Plus globalement, les éléments sur lesquels portait un recensement nous renseignent sur ce qui constituait, par exemple, le patrimoine d’une famille à un moment donné. Une cinquantaine de dénombrements ont été menés au Québec entre le dernier tiers du XVIIe siècle et le milieu du XIXe siècle. À compter de 1851 et ce jusqu’en 1951 les recensements seront décennaux. Ils sont depuis quinquennaux.

Grâce à Ferdinand, rien ne nous est caché: le nom de l’officier recenseur, Jérémie Bédard,  la déclinaison des questions auxquelles on devait répondre, notamment les noms des membres de la famille, leurs possessions, incluant les têtes de bétail et les cochons! Un document fort instructif au plan sociologique,  et révélateur de l’esprit synthétique du chroniqueur.
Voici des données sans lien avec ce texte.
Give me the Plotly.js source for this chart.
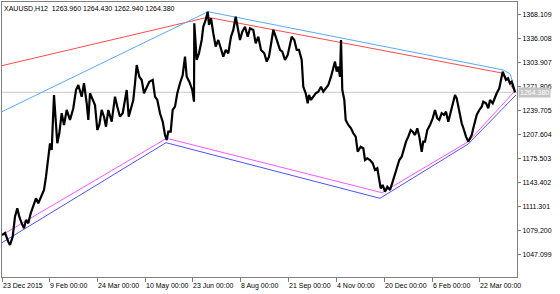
<!DOCTYPE html>
<html>
<head>
<meta charset="utf-8">
<script src="https://cdn.plot.ly/plotly-3.0.1.min.js"></script>
<style>html,body{margin:0;padding:0;background:#fff;}#chart{width:560px;height:294px;}</style>
</head>
<body>
<div id="chart"></div>
<script>
// Bar index (H12 bars) and price readings
const priceX = [0,3,6.3,8,10.7,13,15.3,17.3,19.7,22,24,26.3,28.7,31.3,34,36.3,39.7,42,44,46.3,48,49.7,50.7,52,53,55.3,57.3,59.7,62,64.7,68,71.3,74,76.3,79.7,82,84.7,86.3,88,90.7,93,95.3,97.3,99.7,102,104,106.3,109.7,113,115.3,118,120.7,123,124.7,126.7,128.7,131.3,133,134.7,137.3,139.7,142,144.7,147.3,150.7,153,155.3,158,160.7,163,164.7,166.3,168.7,170.7,173,175.3,178,180.7,183,184.7,187.3,190.3,192,192.3,194.7,197,199.7,201.3,203.7,205.7,207,209,211.3,213.7,216.3,219,221.3,223.7,226.3,229,231.3,233.7,235.7,238,240.3,243,245.7,248,251.3,253.7,256.3,259,262.3,264.7,267,269,271.3,273.7,275.7,278,280.3,283,285.7,288,289.7,292.3,294.7,297,299.7,301.3,303.7,305.7,307,309,311.3,313.7,316.3,319,321.3,323.7,326.3,329,331.3,333,334.7,336.3,338,339,340.3,342.3,343.7,346.3,349,351.3,353.7,355.7,358.7,361.3,363,365.3,368,370.7,373,375.3,377.3,378.7,380.7,383,385.3,388,390.7,393,395.3,397.3,399.7,401.3,404,406.3,408.7,410.7,413,415.3,417.3,419.7,421.3,423,425.3,428,430.7,433,435.3,437.3,439.7,442,444,446.3,448,450.7,453,454.7,456.3,458,459.7,462,464,466.3,468,469.7,471.3,473,474.7,477.3,479.7,481.3,484,486.3,488,490.7,493,494.7,497.3,498.7,500.7,502,504,506,508,509.7,511.3,513];
const priceY = [1073.0,1075.7,1064.0,1059.6,1070.7,1097.5,1108.8,1097.5,1088.7,1082.0,1093.1,1088.7,1102.1,1111.0,1122.2,1115.5,1126.6,1133.4,1151.2,1173.6,1196.0,1187.0,1231.7,1260.8,1240.7,1196.0,1209.4,1236.3,1220.6,1240.7,1227.3,1243.0,1267.5,1274.2,1258.5,1276.5,1249.7,1227.3,1263.1,1254.1,1247.4,1213.8,1220.6,1240.7,1231.7,1218.3,1240.7,1225.0,1258.5,1245.1,1231.7,1236.3,1254.1,1267.5,1231.7,1243.0,1254.1,1276.5,1301.0,1285.3,1280.9,1263.1,1271.9,1278.6,1280.9,1258.5,1254.1,1236.3,1225.0,1207.1,1200.4,1211.6,1211.6,1240.7,1245.1,1263.1,1276.5,1287.6,1312.2,1285.3,1278.6,1267.5,1251.8,1357.0,1307.7,1316.7,1334.6,1352.4,1361.4,1372.5,1354.7,1363.7,1343.6,1325.6,1334.6,1321.2,1312.2,1321.2,1316.7,1339.0,1348.0,1365.8,1352.4,1334.6,1345.7,1352.4,1339.0,1350.3,1348.0,1330.2,1339.0,1321.2,1316.7,1305.5,1312.2,1330.2,1348.0,1339.0,1330.2,1321.2,1318.9,1307.7,1314.5,1330.2,1339.0,1334.6,1321.2,1321.2,1307.7,1271.9,1263.1,1249.7,1260.8,1254.1,1258.5,1263.1,1265.2,1271.9,1265.2,1269.8,1274.2,1285.3,1298.8,1305.5,1292.1,1298.8,1285.3,1334.6,1267.5,1254.1,1227.3,1220.6,1216.1,1209.4,1204.9,1184.7,1191.4,1189.3,1173.6,1175.9,1173.6,1169.2,1160.2,1162.5,1146.8,1135.6,1140.1,1131.1,1137.8,1133.4,1144.5,1155.8,1164.6,1173.6,1178.0,1187.0,1198.2,1204.9,1213.8,1211.6,1207.1,1216.1,1204.9,1184.7,1198.2,1198.2,1213.8,1220.6,1229.5,1240.7,1229.5,1227.3,1236.3,1234.0,1238.4,1225.0,1234.0,1249.7,1260.8,1256.4,1245.1,1234.0,1222.8,1213.8,1204.9,1198.2,1202.7,1207.1,1216.1,1227.3,1234.0,1240.7,1245.1,1251.8,1249.7,1243.0,1254.1,1249.7,1258.5,1263.1,1269.8,1280.9,1292.1,1287.6,1280.9,1283.2,1276.5,1278.6,1269.8,1264.38];

// Indicator lines (bar index, price)
const redX = [0, 205.7, 501.3, 513];
const redY = [1300.1, 1365.0, 1289.9, 1264.8];
const skyX = [0, 206, 501.3, 508, 513.5];
const skyY = [1238.4, 1372.5, 1294.3, 1289.0, 1266.2];
const pinkX = [0, 164.7, 380, 466.3, 513];
const pinkY = [1073.0, 1202.7, 1129.7, 1198.2, 1266.2];
const blueX = [0, 164, 378, 466.3, 514];
const blueY = [1062.7, 1196.8, 1122.2, 1195.1, 1260.8];

// Axis ticks
const yTicks = [1047.099, 1079.200, 1111.301, 1143.402, 1175.503, 1207.604, 1239.705, 1271.806, 1303.907, 1336.008, 1368.109];
const xTickVals = [0, 47, 95, 143, 190, 238, 286, 334, 382, 430, 477];
const xTickText = ["23 Dec 2015","9 Feb 00:00","24 Mar 00:00","10 May 00:00","23 Jun 00:00","8 Aug 00:00","21 Sep 00:00","4 Nov 00:00","20 Dec 00:00","6 Feb 00:00","22 Mar 00:00"];

const headerText = "XAUUSD,H12  1263.960 1264.430 1262.940 1264.380";
const lastPrice = 1264.38;

const F = "Liberation Sans, Arial, sans-serif";

const traces = [
  {x: redX, y: redY, mode: 'lines', line: {color: '#ff4a4a', width: 1}, hoverinfo: 'skip'},
  {x: skyX, y: skyY, mode: 'lines', line: {color: '#55aaff', width: 1}, hoverinfo: 'skip'},
  {x: pinkX, y: pinkY, mode: 'lines', line: {color: '#ff55ff', width: 1}, hoverinfo: 'skip'},
  {x: blueX, y: blueY, mode: 'lines', line: {color: '#5050ff', width: 1}, hoverinfo: 'skip'},
  {x: priceX, y: priceY, mode: 'lines', line: {color: '#000000', width: 2.2}, hoverinfo: 'skip'}
];

const annotations = xTickText.map((t, i) => ({
  x: xTickVals[i], xref: 'x', y: 0, yref: 'paper', yanchor: 'top', xanchor: 'left',
  text: t, showarrow: false, font: {family: F, size: 7, color: '#000'}, xshift: -1, yshift: -3
}));
annotations.push({
  x: 0, xref: 'paper', y: 1, yref: 'paper', xanchor: 'left', yanchor: 'top',
  text: headerText, showarrow: false, font: {family: F, size: 7, color: '#000'}, xshift: 0, yshift: -1
});
annotations.push({
  x: 1, xref: 'paper', y: lastPrice, yref: 'y', xanchor: 'left', yanchor: 'middle',
  text: lastPrice.toFixed(3), showarrow: false, bgcolor: '#c4c4c4', borderpad: 1,
  font: {family: F, size: 7, color: '#ffffff'}, xshift: 1
});

const layout = {
  width: 560, height: 294,
  margin: {l: 2, r: 43, t: 2, b: 17},
  paper_bgcolor: '#ffffff', plot_bgcolor: '#ffffff',
  showlegend: false,
  xaxis: {
    range: [0, 515], showgrid: false, zeroline: false,
    showline: true, mirror: true, linecolor: '#808080', linewidth: 1,
    tickvals: xTickVals, showticklabels: false,
    ticks: 'outside', ticklen: 4, tickcolor: '#808080', tickwidth: 1
  },
  yaxis: {
    range: [1016.65, 1385.5], side: 'right', showgrid: false, zeroline: false,
    showline: true, mirror: true, linecolor: '#808080', linewidth: 1,
    tickvals: yTicks, tickformat: '.3f',
    ticks: 'outside', ticklen: 3, tickcolor: '#808080', tickwidth: 1,
    tickfont: {family: F, size: 7, color: '#000'}
  },
  shapes: [{
    type: 'line', xref: 'paper', x0: 0, x1: 1, yref: 'y', y0: lastPrice, y1: lastPrice,
    line: {color: '#c8c8c8', width: 1}, layer: 'below'
  }],
  annotations: annotations
};

Plotly.newPlot('chart', traces, layout, {staticPlot: true, displayModeBar: false});
</script>
</body>
</html>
7405aUne fenêtre sur le monde. Le jeune Ferdinand observe beaucoup, et dépeint l’actualité telle qu’elle surgit et telle qu’elle lui apparaît : La pendaison de Louis Riel, le 16 novembre 1886, l’inauguration du premier train transcanadien, le 2 novembre 1885, l’interdiction par Mgr Taschereau de mentionner l’existence de francs-maçons. Il décrit les épidémies, dont celle de variole de 1881, les visites royales, l’abdication d’Édouard VIII le 10 décembre 1936, les assassinats politiques, dont celui du président Garfield des États-Unis, en 1881, la mort de Gambetta en 1883, les années difficiles au plan financier, qui précèdent l’hécatombe de 1929, les courses de chiens ( Derbys) dont il demeurera toute sa vie friand, les difficultés des francophones de l’ouest privés de leurs droits et incapables de faire scolariser leurs enfants dans leur langue maternelle, la colonisation de l’Abitibi.

Mais tout autant le passage pour la première fois dans le ciel de Charlesbourg d’ « un bel avion monoplace grand et fort » (27 avril 1928). Notre Ferdinand savait lever la tête et regarder plus loin et plus haut que le bout de son nez!